Secondo fonti diplomatiche gli istituti di credito che detengono il debito greco chiedono misure per tre miliardi di euro da far approvare nell’aula di Atene prima del 2018. In sostanza questo significa che la troika non intende fare alcun passo indietro sul pacchetto di misure in quanto crede che, in caso di obiettivi non raggiunti, le conseguenze sarebbero maggiori di un aggravio di interessi o di un semplice ritardo nei pagamenti. Altro scoglio tra Bruxelles e Atene sta nel dossier pensioni: il disegno di legge dell’esecutivo Tsipras è considerato dai creditori troppo timido rispetto a quanto sottoscritto nel memorandum del 2015.

Una eventuale scaletta di priorità per sbloccare l’impasse vedrebbe quindi prima un accordo sul pacchetto di misure chiave (pensioni, assicurazioni, frequenze tv, privatizzazioni, nuovo erario/agenzia delle entrate), in seguito una discussione sul debito. Solo a quel punto Atene si vedrebbe erogata la tranche dei prestiti. In sostanza questo significa che i margini appaiono ancora più stretti per la parte greca, dopo che le casse dello Stato sono vicine al rosso.

Privatizzazioni

Un altro fronte che non sta offrendo i frutti preventivati è quello delle privatizzazioni. Nel memorandum siglato da Tsipras lo scorso settembre era stato stimato di ottenere 50 miliardi dalle utilities pubbliche, ma ad oggi siamo appena a 15 e non sembra che la cifra prospettata possa essere raggiunta (anche se si attendono notizie sulle ferrovie di Treinose e sul porto di Salonicco). La prima conseguenza sarebbe un necessario riequilibrio dei conti in entrata, con i tagli già citati e gli aumenti su carburanti e alcool.
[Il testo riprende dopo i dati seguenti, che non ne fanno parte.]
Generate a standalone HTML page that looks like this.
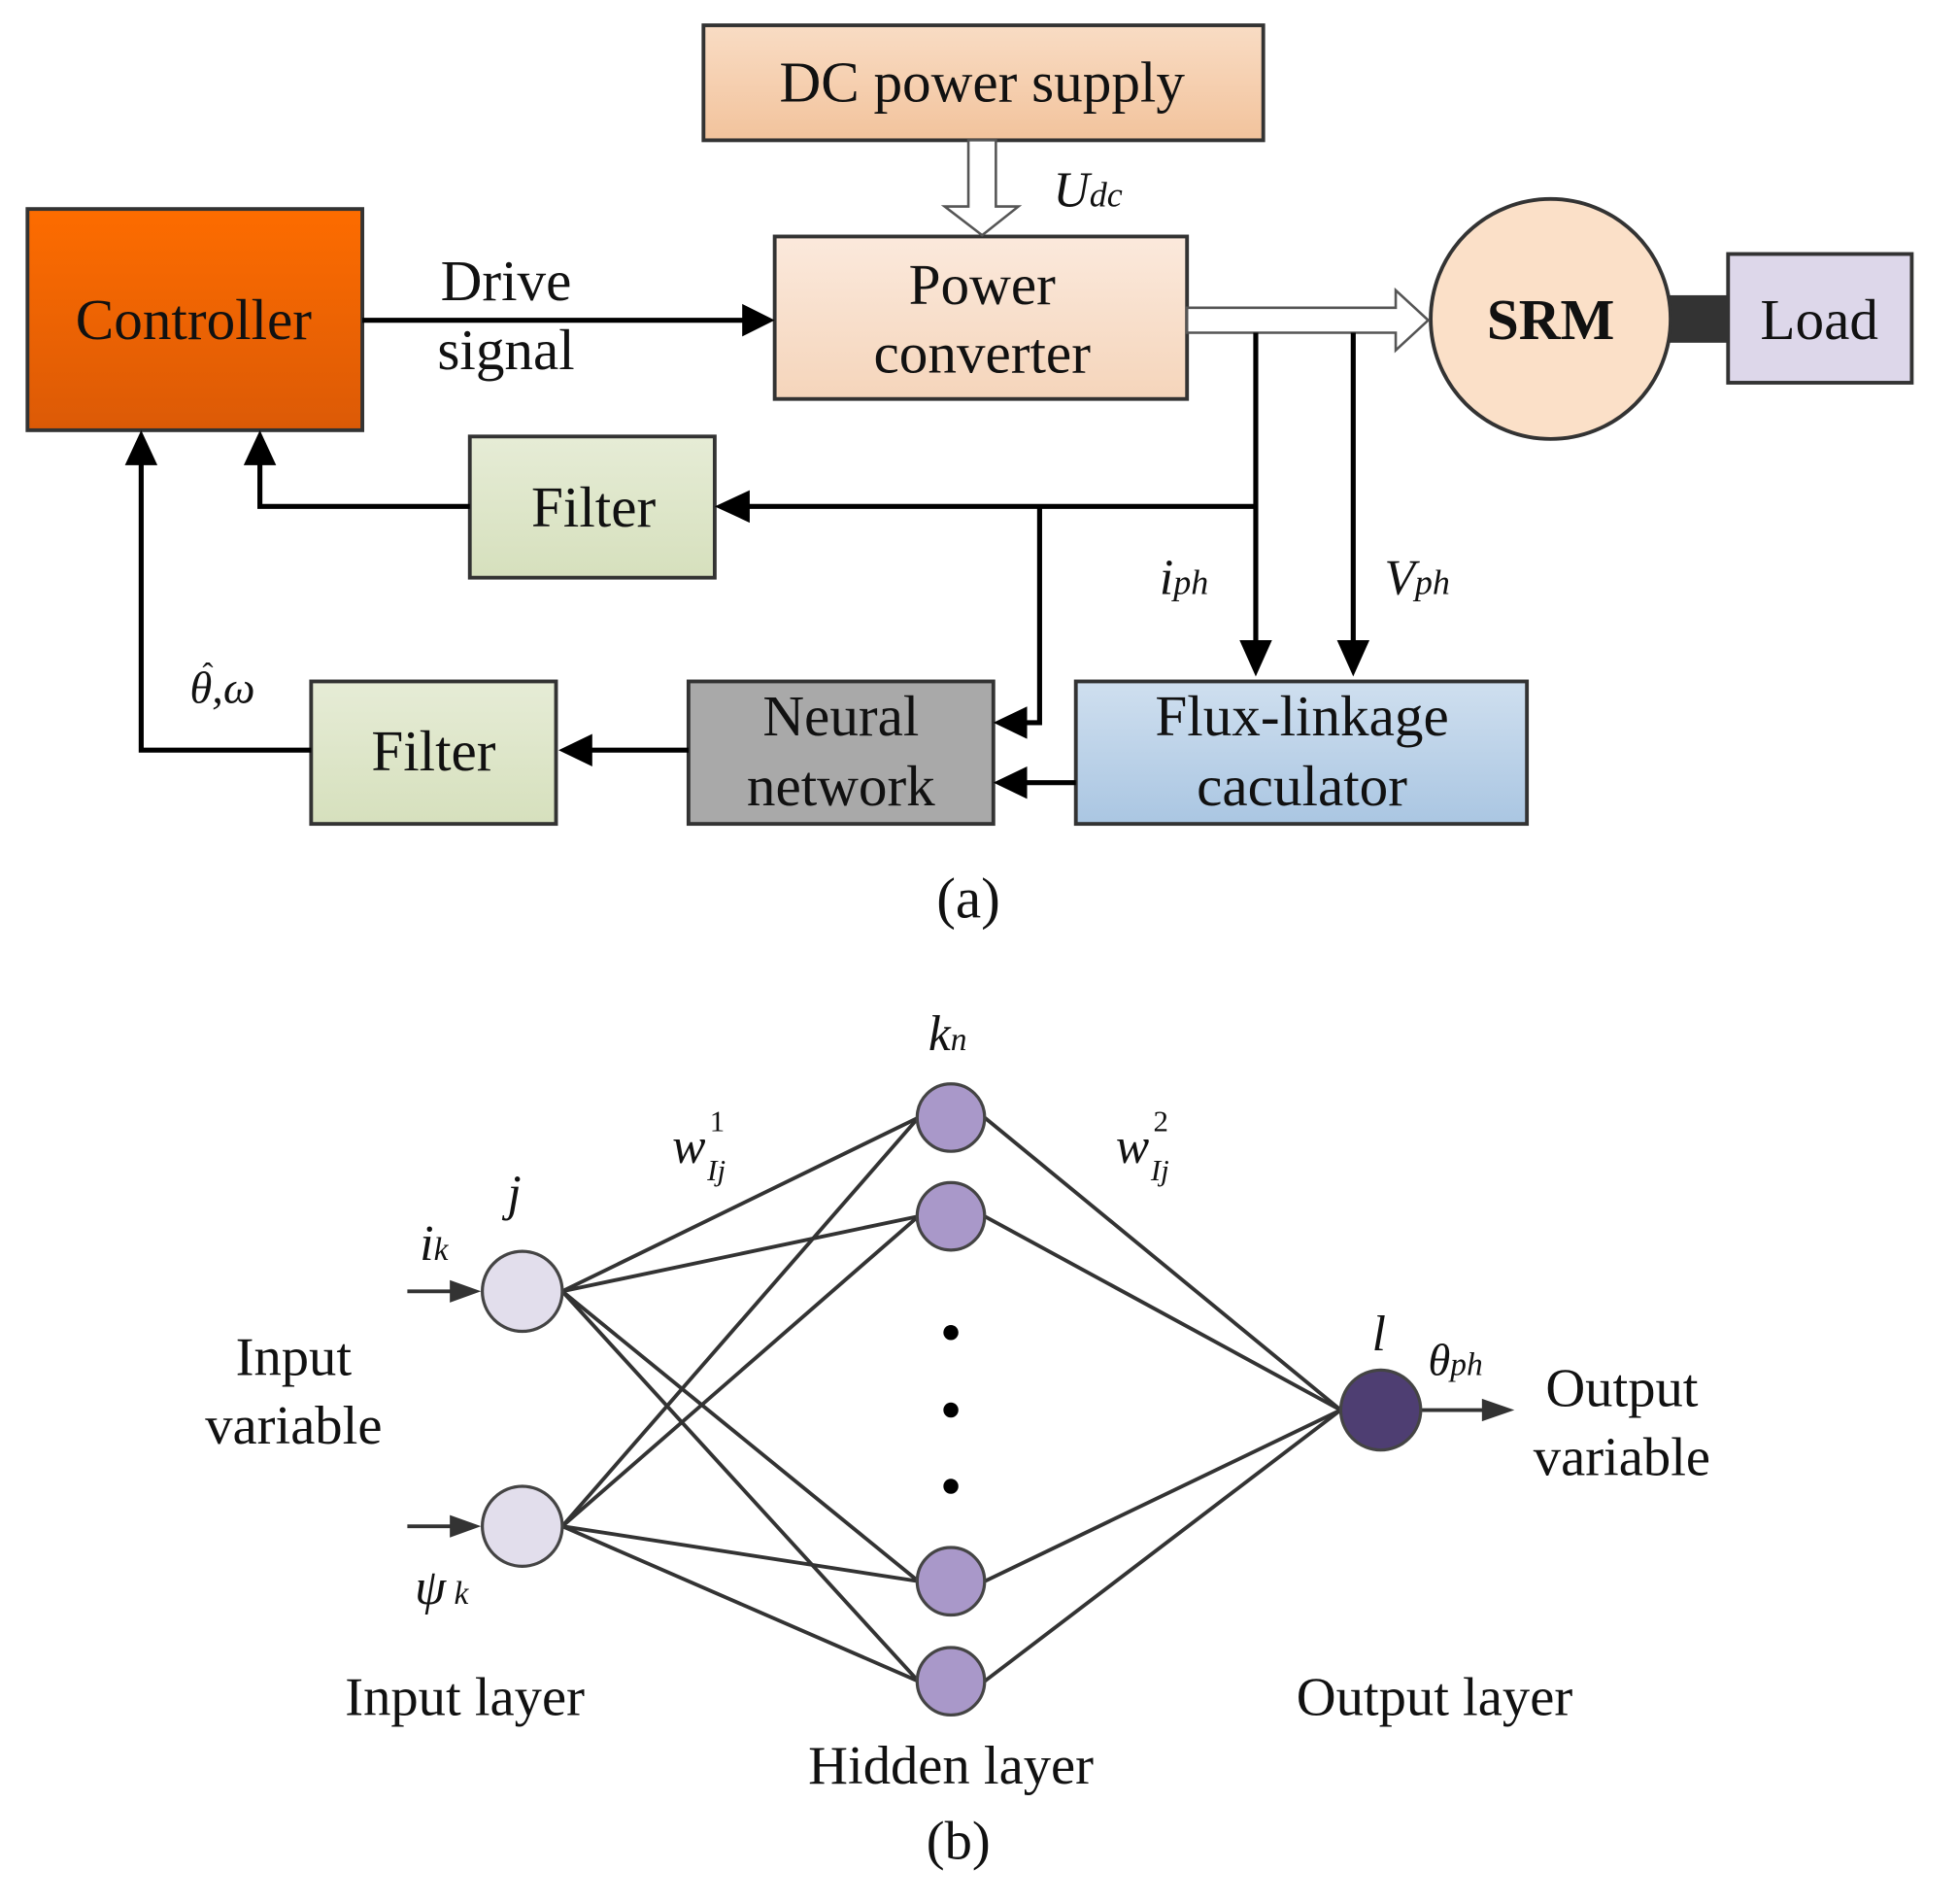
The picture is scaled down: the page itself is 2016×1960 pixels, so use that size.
<!DOCTYPE html>
<html><head><meta charset="utf-8"><style>html,body{margin:0;padding:0;background:#fff}svg{display:block}</style></head>
<body>
<svg width="2016" height="1960" viewBox="0 0 1567 1523" xmlns="http://www.w3.org/2000/svg" font-family="Liberation Serif, serif">
<defs>
<linearGradient id="gdc" x1="0" y1="0" x2="0" y2="1"><stop offset="0" stop-color="#f9dcc4"/><stop offset="1" stop-color="#f2c39c"/></linearGradient>
<linearGradient id="gct" x1="0" y1="0" x2="0" y2="1"><stop offset="0" stop-color="#fd6c00"/><stop offset="1" stop-color="#dc5a06"/></linearGradient>
<linearGradient id="gpc" x1="0" y1="0" x2="0" y2="1"><stop offset="0" stop-color="#fbe9dc"/><stop offset="1" stop-color="#f5d5bb"/></linearGradient>
<linearGradient id="gfl" x1="0" y1="0" x2="0" y2="1"><stop offset="0" stop-color="#e6ecd6"/><stop offset="1" stop-color="#d6e0bd"/></linearGradient>
<linearGradient id="gfx" x1="0" y1="0" x2="0" y2="1"><stop offset="0" stop-color="#cfdfef"/><stop offset="1" stop-color="#aac6e2"/></linearGradient>
</defs>
<g stroke="#333" stroke-width="3">
<rect x="563" y="20" width="448" height="92" fill="url(#gdc)"/>
<rect x="22" y="167" width="268" height="177" fill="url(#gct)"/>
<rect x="620" y="189" width="330" height="130" fill="url(#gpc)"/>
<rect x="1383" y="203" width="147" height="103" fill="#ddd7ea"/>
<rect x="376" y="349" width="196" height="113" fill="url(#gfl)"/>
<rect x="861" y="545" width="361" height="114" fill="url(#gfx)"/>
<rect x="551" y="545" width="244" height="114" fill="#a9a9a9"/>
<rect x="249" y="545" width="196" height="114" fill="url(#gfl)"/>
</g>
<rect x="1336" y="236" width="48" height="38" fill="#333"/>
<circle cx="1241" cy="255" r="96" fill="#fbe0c8" stroke="#333" stroke-width="3"/>
<path d="M775,112 H797 V165 H815 L786,188 L756,165 H775 Z" fill="#fff" stroke="#555" stroke-width="2"/>
<path d="M950,246 H1117 V232 L1143,256 L1117,280 V266 H950 Z" fill="#fff" stroke="#555" stroke-width="2"/>
<g fill="none" stroke="#000" stroke-width="4">
<line x1="290" y1="256" x2="596" y2="256"/>
<line x1="1005" y1="266" x2="1005" y2="520"/>
<line x1="1083" y1="266" x2="1083" y2="520"/>
<line x1="1005" y1="405" x2="596" y2="405"/>
<polyline points="376,405 208,405 208,368"/>
<polyline points="832,405 832,578 818,578"/>
<line x1="861" y1="626" x2="818" y2="626"/>
<line x1="551" y1="600" x2="470" y2="600"/>
<polyline points="249,600 113,600 113,368"/>
</g>
<g fill="#000">
<path d="M620,256 L594,243 L594,269 Z"/>
<path d="M1005,541 L992,512 L1018,512 Z"/>
<path d="M1083,541 L1070,512 L1096,512 Z"/>
<path d="M572,405 L600,392 L600,418 Z"/>
<path d="M208,344 L195,372 L221,372 Z"/>
<path d="M795,578 L822,565 L822,591 Z"/>
<path d="M795,626 L822,613 L822,639 Z"/>
<path d="M447,600 L474,587 L474,613 Z"/>
<path d="M113,344 L100,372 L126,372 Z"/>
</g>
<g font-size="46" text-anchor="middle" fill="#111">
<text x="786" y="81">DC power supply</text>
<text x="155" y="271">Controller</text>
<text x="786" y="243">Power</text>
<text x="786" y="298">converter</text>
<text x="405" y="240">Drive</text>
<text x="405" y="295">signal</text>
<text x="1241" y="271" font-weight="bold">SRM</text>
<text x="1456" y="271">Load</text>
<text x="475" y="421">Filter</text>
<text x="1042" y="588">Flux-linkage</text>
<text x="1042" y="644">caculator</text>
<text x="673" y="588">Neural</text>
<text x="673" y="644">network</text>
<text x="347" y="616">Filter</text>
<text x="775" y="734">(a)</text>
</g>
<g font-style="italic" fill="#111">
<text x="843" y="165" font-size="40">U<tspan font-size="28">dc</tspan></text>
<text x="928" y="475" font-size="40">i<tspan font-size="28">ph</tspan></text>
<text x="1108" y="475" font-size="40">V<tspan font-size="28">ph</tspan></text>
<text x="152" y="562" font-size="36">θ,ω</text>
<text x="162" y="548" font-size="26" font-style="normal">ˆ</text>
</g>
<g stroke="#333" stroke-width="3" fill="none">
<line x1="450" y1="1033" x2="735" y2="894"/>
<line x1="450" y1="1033" x2="735" y2="973"/>
<line x1="450" y1="1033" x2="735" y2="1265"/>
<line x1="450" y1="1033" x2="735" y2="1345"/>
<line x1="450" y1="1221" x2="735" y2="894"/>
<line x1="450" y1="1221" x2="735" y2="973"/>
<line x1="450" y1="1221" x2="735" y2="1265"/>
<line x1="450" y1="1221" x2="735" y2="1345"/>
<line x1="788" y1="894" x2="1073" y2="1128"/>
<line x1="788" y1="973" x2="1073" y2="1128"/>
<line x1="788" y1="1265" x2="1073" y2="1128"/>
<line x1="788" y1="1345" x2="1073" y2="1128"/>
<line x1="326" y1="1033" x2="362" y2="1033"/>
<line x1="326" y1="1221" x2="362" y2="1221"/>
<line x1="1137" y1="1128" x2="1188" y2="1128"/>
</g>
<g fill="#333">
<path d="M385,1033 L360,1024 L360,1042 Z"/>
<path d="M385,1221 L360,1212 L360,1230 Z"/>
<path d="M1212,1128 L1186,1119 L1186,1137 Z"/>
<circle cx="761" cy="1066" r="6" fill="#000"/>
<circle cx="761" cy="1128" r="6" fill="#000"/>
<circle cx="761" cy="1189" r="6" fill="#000"/>
</g>
<g stroke="#444" stroke-width="2.5">
<circle cx="418" cy="1033" r="32" fill="#e2deec"/>
<circle cx="418" cy="1221" r="32" fill="#e2deec"/>
<circle cx="761" cy="894" r="27" fill="#a998c9"/>
<circle cx="761" cy="973" r="27" fill="#a998c9"/>
<circle cx="761" cy="1265" r="27" fill="#a998c9"/>
<circle cx="761" cy="1345" r="27" fill="#a998c9"/>
<circle cx="1105" cy="1128" r="32" fill="#4e3e72"/>
</g>
<g font-size="44" text-anchor="middle" fill="#111">
<text x="235" y="1100">Input</text>
<text x="235" y="1155">variable</text>
<text x="1298" y="1125">Output</text>
<text x="1298" y="1180">variable</text>
<text x="372" y="1372">Input layer</text>
<text x="761" y="1427">Hidden layer</text>
<text x="1148" y="1372">Output layer</text>
<text x="767" y="1487">(b)</text>
</g>
<g font-style="italic" fill="#111" font-size="40">
<text x="406" y="968">j</text>
<text x="336" y="1008">i<tspan font-size="26">k</tspan></text>
<text x="332" y="1283">ψ<tspan font-size="26"> k</tspan></text>
<text x="538" y="930">w</text>
<text x="568" y="905" font-size="24" font-style="normal">1</text>
<text x="566" y="944" font-size="24">Ij</text>
<text x="893" y="930">w</text>
<text x="923" y="905" font-size="24" font-style="normal">2</text>
<text x="921" y="944" font-size="24">Ij</text>
<text x="743" y="840">k<tspan font-size="26">n</tspan></text>
<text x="1098" y="1080">l</text>
<text x="1143" y="1100" font-size="36">θ<tspan font-size="26">ph</tspan></text>
</g>
</svg>
</body></html>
Sino a questo momento la parte da leone l’ha recitata Cosco Cina, che ha privatizzato il porto del Pireo. Si tratta di una delle maggiori società di logistica del pianeta, con 174 navi porta-container operanti in 162 porti di 49 paesi, che al Pireo utilizzava già il 30% dei moli containers. Il Pireo è il più grande porto della Grecia e uno dei più importanti del Mediterraneo orientale, meno dei grandi porti del nord Europa, ma rispetto a questi molto più alla portata dei container cinesi, attraverso il Canale di Suez. Inoltre la Grecia è vicina a mercati emergenti come quelli della Turchia, dell’Europa orientale e dei Balcani. L’investimento complessivo cinese (tra cash e ricadute infrastrutturali sul territorio) ammonta a più di 5 miliardi. Secondo un prima valutazione, si otterranno 4 miliardi in termini di produzione entro il 2025 se gli effetti moltiplicatori saranno in linea con le previsioni.

Tensione in aula

La situazione in seno all’esecutivo resta comunque critica. La maggioranza composta da Syriza e Anel dispone di 153 seggi, due in più di quelli richiesti per ottenere l’approvazione delle riforme. In più va sottolineato che, in questi primi quattro mesi dell’anno, l’opposizione conservatrice di Nea Dimokratia (Nuova Democrazia) ha scalato i sondaggi rispetto a Tsipras distanziandolo di 2/3 punti anche grazie al nuovo leader, il 47enne liberale Kyriakos Mitsotakis che non ha mancato di effettuare alcuni viaggi a Bruxelles e Berlino per accreditarsi con Ue e Cancelleria tedesca.